Planned Parenthood, which typically challenges every pro-life law that comes out of Missouri’s State Capitol on the basis that each one is unconstitutionally vague, is up against Attorney General Jay Nixon, who is pro-choice but bound to defend state law, in the current Supreme Court case. Nixon, a Democrat, has delegated his duty to one of his state attorneys, Victorine Mahon, who is arguing that a statute does not have to be “a model of clarity” to be upheld, according to Scott Holste, a spokesman in the Attorney General’s Office. Holste added that part of Mahon’s argument in the case is that it is presumed to be constitutional that doctors are able to use their best medical judgment in particular cases.
A final ruling by the judges is expected to be made public late this year or early next year.

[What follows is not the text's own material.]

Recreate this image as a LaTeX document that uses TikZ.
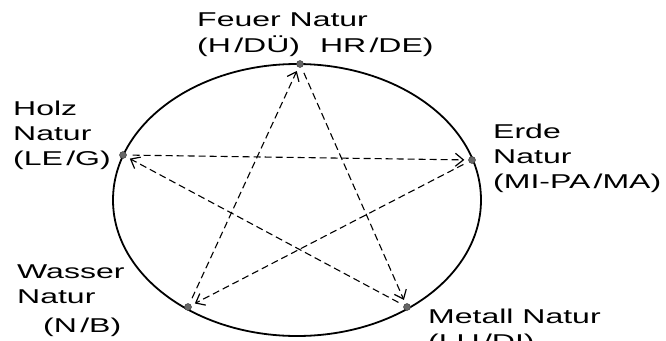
\documentclass[tikz,border=0pt]{standalone}
\usepackage{fontspec}
\setmainfont{Liberation Sans}[FakeStretch=1.6]
\usetikzlibrary{arrows.meta}

\begin{document}
\begin{tikzpicture}[
  x=1pt, y=-1pt,
  font=\fontsize{20}{25}\selectfont,
  dot/.style={circle, fill=black!60, draw=black!80, inner sep=0pt, minimum size=7pt},
  lbl/.style={anchor=base west, align=left, inner sep=0pt},
  arr/.style={-{Straight Barb[length=8pt, width=13pt, line width=1.2pt]}, dashed,
    dash pattern=on 7pt off 4pt, line width=1.1pt, shorten <=6pt, shorten >=4pt}
]
  \useasboundingbox (0,0) rectangle (666,340);

  % Circle of the five elements
  \draw[line width=1.8pt] (297,200) ellipse [x radius=184, y radius=136];

  % Element points on the circle
  \node[dot] (feuer) at (300,64) {};
  \node[dot] (holz) at (123,155) {};
  \node[dot] (erde) at (472,160) {};
  \node[dot] (wasser) at (188,307) {};
  \node[dot] (metall) at (407,307) {};

  % Labels (placed at the baseline of their last line)
  \node[lbl] (feuerlbl) at (197,52) {Feuer Natur\\(H\,/DÜ)\quad HR\,/DE)};
  \node[lbl] (holzlbl) at (13,165) {Holz\\Natur\\(LE\,/G)};
  \node[lbl] (erdelbl) at (493,188) {Erde\\Natur\\(MI-PA\,/MA)};
  \node[lbl] (wasserlbl) at (17,303) {Wasser\\Natur};
  \node[lbl] (wasserlbl2) at (43,332) {(N\,/B)};
  \node[lbl] (metalllbl) at (428,348) {Metall Natur\\(LU\,/DI)};

  % Control cycle
  \draw[arr] (holz) -- (erde);
  \draw[arr] (erde) -- (wasser);
  \draw[arr] (wasser) -- (feuer);
  \draw[arr] (feuer) -- (metall);
  \draw[arr] (metall) -- (holz);
\end{tikzpicture}
\end{document}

In 2003, then-Gov. Bob Holden, a Democrat, vetoed the bill only to have lawmakers muster the votes to over-ride it. The law went into affect briefly, but it has been tied up in court thanks to separate federal and state appeals. A federal judge issued a preliminary injunction in June 2004, and the state appealed that order, the Associated Press reported. The appeals court has not yet ruled.
The state lawsuit also was filed in June 2004, and a Boone County Circuit Court judge upheld the law against the vagueness challenge, prompting Planned Parenthood’s appeal to the state Supreme Court, the Associated Press reported.
Planned Parenthood officials have stated that if the state Supreme Court rules in their favor, the federal court challenge will be moot.
Planned Parenthood operates the only two abortion clinics inside of Missouri’s borders—one in Columbia and one in St. Louis. Another abortion clinic in Springfield, which was not run by Planned Parenthood, closed in October.
Another pro-life law concerning partial birth abortion has been stalled for six years by U.S. District Court Judge Scott O. Wright.
Blunt, whose public policy as governor has been consistently anti-abortion, has stated that judges should attempt to craft decisions that reflect the values of the taxpayers that they work for.